We can train machines, we can encode constraints that emulate values-based actions, and we can test machines to see if they work. But similarly for humans we can’t anticipate every scenario in which they might perform. That’s ok for humans because we always have our fallback position of human agency and accountability. But we haven’t yet figured out a way to punish machines when they do something we don’t like, and this seems unsatisfying. Especially when human deaths are involved. This disrupts our risk acceptance calculation.
For humans we know that the risk of employing human autonomy on the battlefield will never be zero. Sometimes the wrong person will be killed. We’re generally ok with that because we are empathetic to the difficulties of other humans, and if all else fails we can hold the offending human accountable for their own actions. Not so with machines. Is there such a thing as empathy for machines? Further, if an autonomous machine uses lethal force incorrectly there is this sense that determining responsibility is somehow very difficult. Enter Meaningful Human Control.
MHC is the first attempt to adapt human autonomy controls to machine autonomy when there is an unacceptable use of force by ensuring that human control is sufficiently tied to each action. This assumes that humans are better at minimizing unacceptable engagements (not clear) and ensures humans don’t get a pass on responsibility when the machine does something untethered from human intent. The danger is that MHC will constrain machine autonomy to the point where it is no longer meaningful.
More on meaningful autonomy in another post. For now, let’s accept that the point of machine autonomy is to gain the benefits of human autonomy but at machine speed and with greater resilience.
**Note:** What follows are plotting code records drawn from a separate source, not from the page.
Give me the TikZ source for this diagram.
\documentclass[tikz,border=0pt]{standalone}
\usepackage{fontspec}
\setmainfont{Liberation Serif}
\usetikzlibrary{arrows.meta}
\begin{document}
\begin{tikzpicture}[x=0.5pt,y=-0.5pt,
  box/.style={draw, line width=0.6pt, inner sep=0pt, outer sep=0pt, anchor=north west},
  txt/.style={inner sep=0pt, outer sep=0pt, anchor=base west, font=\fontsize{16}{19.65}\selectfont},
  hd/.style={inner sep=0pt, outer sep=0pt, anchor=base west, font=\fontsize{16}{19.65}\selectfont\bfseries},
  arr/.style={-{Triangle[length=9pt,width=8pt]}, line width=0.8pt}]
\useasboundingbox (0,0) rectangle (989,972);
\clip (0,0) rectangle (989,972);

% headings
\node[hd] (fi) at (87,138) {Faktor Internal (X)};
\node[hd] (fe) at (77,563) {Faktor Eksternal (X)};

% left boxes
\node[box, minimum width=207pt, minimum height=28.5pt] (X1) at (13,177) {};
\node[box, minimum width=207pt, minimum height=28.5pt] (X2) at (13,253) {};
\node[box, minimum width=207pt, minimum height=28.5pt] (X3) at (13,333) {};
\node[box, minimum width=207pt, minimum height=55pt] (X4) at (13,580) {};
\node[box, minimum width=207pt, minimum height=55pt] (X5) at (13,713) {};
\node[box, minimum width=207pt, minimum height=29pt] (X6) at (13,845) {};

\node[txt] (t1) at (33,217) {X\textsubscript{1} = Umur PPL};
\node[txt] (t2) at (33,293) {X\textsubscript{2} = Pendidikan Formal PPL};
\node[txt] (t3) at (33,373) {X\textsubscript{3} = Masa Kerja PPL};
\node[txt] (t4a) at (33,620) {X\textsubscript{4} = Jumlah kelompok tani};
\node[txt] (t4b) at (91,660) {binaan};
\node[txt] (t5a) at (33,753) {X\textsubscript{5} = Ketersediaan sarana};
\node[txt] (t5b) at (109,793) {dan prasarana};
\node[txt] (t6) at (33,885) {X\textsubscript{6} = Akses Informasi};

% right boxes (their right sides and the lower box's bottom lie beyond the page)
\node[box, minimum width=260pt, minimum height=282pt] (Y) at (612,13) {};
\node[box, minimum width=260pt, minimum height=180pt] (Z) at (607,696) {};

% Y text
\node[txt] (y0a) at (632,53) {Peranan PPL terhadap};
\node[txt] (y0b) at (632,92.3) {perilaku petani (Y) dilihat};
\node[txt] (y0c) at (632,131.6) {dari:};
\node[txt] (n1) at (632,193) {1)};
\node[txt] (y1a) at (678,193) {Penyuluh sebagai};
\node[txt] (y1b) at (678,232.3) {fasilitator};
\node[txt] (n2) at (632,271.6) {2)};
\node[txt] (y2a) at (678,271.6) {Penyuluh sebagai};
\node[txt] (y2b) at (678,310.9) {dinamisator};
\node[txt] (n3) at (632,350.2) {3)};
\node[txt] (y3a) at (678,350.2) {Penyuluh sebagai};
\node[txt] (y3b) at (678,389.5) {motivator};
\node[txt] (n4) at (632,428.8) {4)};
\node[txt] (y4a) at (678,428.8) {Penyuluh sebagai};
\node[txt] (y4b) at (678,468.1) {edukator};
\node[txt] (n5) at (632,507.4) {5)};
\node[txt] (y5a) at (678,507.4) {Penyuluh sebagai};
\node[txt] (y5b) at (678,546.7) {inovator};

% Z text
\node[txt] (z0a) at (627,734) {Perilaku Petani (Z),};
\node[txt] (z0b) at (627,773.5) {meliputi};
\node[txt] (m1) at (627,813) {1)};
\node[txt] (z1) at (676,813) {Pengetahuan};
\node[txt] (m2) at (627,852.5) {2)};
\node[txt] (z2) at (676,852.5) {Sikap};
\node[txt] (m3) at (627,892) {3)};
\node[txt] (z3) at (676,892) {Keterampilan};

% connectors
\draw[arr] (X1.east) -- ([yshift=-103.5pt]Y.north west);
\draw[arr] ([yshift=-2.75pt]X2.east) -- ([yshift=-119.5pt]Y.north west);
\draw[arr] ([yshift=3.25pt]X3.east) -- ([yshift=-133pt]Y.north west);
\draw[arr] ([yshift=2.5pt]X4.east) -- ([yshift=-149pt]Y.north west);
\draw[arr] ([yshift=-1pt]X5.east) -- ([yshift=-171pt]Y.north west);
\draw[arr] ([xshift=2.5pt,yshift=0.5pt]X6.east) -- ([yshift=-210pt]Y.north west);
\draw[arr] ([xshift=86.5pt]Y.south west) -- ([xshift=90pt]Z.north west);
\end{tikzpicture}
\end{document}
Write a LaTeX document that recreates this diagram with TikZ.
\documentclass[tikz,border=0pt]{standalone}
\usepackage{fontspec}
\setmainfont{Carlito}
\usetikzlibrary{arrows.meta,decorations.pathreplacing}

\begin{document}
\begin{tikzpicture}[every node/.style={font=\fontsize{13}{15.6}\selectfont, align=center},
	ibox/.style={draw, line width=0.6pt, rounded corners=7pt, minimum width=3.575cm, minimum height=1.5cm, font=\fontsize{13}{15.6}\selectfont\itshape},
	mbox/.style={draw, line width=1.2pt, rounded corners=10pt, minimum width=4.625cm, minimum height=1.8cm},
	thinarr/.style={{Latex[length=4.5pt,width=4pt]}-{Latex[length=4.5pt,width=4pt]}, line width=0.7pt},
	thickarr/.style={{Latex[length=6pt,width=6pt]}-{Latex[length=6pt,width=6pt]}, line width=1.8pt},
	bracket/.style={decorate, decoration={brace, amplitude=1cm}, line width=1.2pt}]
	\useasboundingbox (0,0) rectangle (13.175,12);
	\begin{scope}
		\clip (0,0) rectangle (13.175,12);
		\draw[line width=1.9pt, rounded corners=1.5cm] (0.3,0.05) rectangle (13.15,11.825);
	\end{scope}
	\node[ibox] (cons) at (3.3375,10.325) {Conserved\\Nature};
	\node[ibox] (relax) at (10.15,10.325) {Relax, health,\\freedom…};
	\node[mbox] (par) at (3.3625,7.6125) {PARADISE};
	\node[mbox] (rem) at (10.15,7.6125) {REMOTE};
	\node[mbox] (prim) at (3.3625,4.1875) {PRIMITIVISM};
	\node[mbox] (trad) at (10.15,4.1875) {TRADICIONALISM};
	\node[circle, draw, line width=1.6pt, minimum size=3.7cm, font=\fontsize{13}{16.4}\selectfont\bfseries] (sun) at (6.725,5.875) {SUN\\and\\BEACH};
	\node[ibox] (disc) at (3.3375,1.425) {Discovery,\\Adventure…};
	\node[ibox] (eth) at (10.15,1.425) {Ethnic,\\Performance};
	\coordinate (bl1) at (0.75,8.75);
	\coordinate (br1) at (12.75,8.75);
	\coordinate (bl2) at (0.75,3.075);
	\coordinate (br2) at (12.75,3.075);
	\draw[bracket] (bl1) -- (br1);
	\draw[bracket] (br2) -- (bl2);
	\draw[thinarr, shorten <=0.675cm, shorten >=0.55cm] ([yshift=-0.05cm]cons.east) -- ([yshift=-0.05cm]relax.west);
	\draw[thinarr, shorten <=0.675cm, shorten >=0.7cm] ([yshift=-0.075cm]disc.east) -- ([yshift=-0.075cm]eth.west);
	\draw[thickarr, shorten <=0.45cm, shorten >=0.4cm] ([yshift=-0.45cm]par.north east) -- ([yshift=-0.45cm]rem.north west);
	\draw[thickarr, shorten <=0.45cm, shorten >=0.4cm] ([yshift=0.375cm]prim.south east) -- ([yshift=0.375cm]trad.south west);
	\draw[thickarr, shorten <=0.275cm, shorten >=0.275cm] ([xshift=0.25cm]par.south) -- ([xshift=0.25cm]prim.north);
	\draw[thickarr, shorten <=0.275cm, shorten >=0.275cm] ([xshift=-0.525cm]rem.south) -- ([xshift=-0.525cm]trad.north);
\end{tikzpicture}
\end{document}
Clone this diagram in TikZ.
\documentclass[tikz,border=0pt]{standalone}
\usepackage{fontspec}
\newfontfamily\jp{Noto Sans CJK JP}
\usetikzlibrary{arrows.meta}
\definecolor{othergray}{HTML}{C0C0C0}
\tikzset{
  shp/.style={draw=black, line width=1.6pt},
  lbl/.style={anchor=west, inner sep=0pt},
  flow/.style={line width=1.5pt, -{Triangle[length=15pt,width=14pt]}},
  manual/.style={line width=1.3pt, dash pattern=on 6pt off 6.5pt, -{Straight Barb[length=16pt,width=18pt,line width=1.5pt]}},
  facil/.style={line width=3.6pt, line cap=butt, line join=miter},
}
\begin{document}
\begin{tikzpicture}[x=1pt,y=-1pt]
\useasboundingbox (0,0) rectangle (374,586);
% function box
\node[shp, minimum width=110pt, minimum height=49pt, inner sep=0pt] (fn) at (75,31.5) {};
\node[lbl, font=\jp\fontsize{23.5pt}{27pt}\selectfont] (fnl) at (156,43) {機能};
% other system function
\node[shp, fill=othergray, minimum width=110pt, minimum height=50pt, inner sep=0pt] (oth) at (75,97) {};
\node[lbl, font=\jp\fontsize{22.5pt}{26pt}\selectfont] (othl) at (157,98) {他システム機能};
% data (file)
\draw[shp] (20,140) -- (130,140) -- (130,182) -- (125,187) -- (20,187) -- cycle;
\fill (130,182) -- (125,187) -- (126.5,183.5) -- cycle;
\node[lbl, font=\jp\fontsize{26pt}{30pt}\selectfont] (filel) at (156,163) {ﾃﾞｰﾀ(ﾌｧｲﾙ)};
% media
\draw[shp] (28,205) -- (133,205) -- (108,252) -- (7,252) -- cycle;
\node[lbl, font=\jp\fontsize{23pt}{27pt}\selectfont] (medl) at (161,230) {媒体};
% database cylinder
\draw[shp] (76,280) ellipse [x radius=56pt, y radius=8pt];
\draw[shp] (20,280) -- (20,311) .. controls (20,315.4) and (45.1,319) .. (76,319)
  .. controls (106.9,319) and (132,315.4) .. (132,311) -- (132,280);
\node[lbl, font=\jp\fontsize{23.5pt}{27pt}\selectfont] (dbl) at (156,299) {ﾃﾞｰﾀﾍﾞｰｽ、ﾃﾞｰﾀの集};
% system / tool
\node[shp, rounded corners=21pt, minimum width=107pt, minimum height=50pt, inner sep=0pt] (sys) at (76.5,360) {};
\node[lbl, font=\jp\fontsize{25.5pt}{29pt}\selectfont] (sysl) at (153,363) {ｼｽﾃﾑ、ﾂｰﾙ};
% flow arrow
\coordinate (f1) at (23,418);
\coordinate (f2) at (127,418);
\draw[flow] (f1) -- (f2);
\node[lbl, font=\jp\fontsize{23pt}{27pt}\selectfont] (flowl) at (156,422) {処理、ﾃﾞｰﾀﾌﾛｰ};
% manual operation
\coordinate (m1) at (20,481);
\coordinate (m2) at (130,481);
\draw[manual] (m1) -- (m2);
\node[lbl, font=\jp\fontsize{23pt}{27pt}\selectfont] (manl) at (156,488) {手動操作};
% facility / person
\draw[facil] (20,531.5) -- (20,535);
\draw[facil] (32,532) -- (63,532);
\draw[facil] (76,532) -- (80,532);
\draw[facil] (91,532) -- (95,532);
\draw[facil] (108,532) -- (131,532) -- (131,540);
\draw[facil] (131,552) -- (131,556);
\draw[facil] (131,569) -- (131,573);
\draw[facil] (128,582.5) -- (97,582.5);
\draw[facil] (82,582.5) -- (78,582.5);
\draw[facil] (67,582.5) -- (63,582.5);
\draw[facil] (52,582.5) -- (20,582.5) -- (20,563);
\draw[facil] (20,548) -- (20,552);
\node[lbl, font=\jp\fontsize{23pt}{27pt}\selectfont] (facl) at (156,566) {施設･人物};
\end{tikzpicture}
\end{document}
Imposing control of action, rather than alignment of action, erodes those benefits. Of course, we could always say we’ll just have to kill each other at human speed rather than machine speed, but no society that believes their physical or cultural survival to be at stake will forego what could be a decisive security advantage. So where do you go from there? This brings me back to alignment.
We know we can build machines that align actions to human intent within a specific context. We also know that as that context becomes more complex, the ability to predict alignment becomes more difficult. This is where edge cases start to pop up and confound people. Think of autonomous vehicles driving into the side of white trucks because the model thought it was sky. As complexity disrupts alignment, risk mitigation and acceptance must take over.
For example, if I’m operating a lethal autonomous weapon over the skies of Taiwan right now, my risk tolerance for unacceptable engagements would be very low indeed. However, if People’s Liberation Army landing craft are hitting the beaches of Taiwan tomorrow that same system would likely be acceptable, unaltered, because the context, and therefore risk acceptance, has changed. The trick is having a testing and evaluation regime in place that can allow a reasonable calculation of risk acceptance based on alignment performance within context, rather than trying to impose a broad regime of meaningful human control outside of specific context.
I agree that agonizing over the definitions inside the MHC construct is not useful, but I want to throw out that whole school of thought. I think there is some movement on this as the U.S. Department of Defense is embracing “appropriate human judgment” as a governing principle, but I think the most promise is coming from those working on alignment. It is an emerging field but to me seems the best fit within a military system that is already adept at calculating, mitigating, and accepting risk.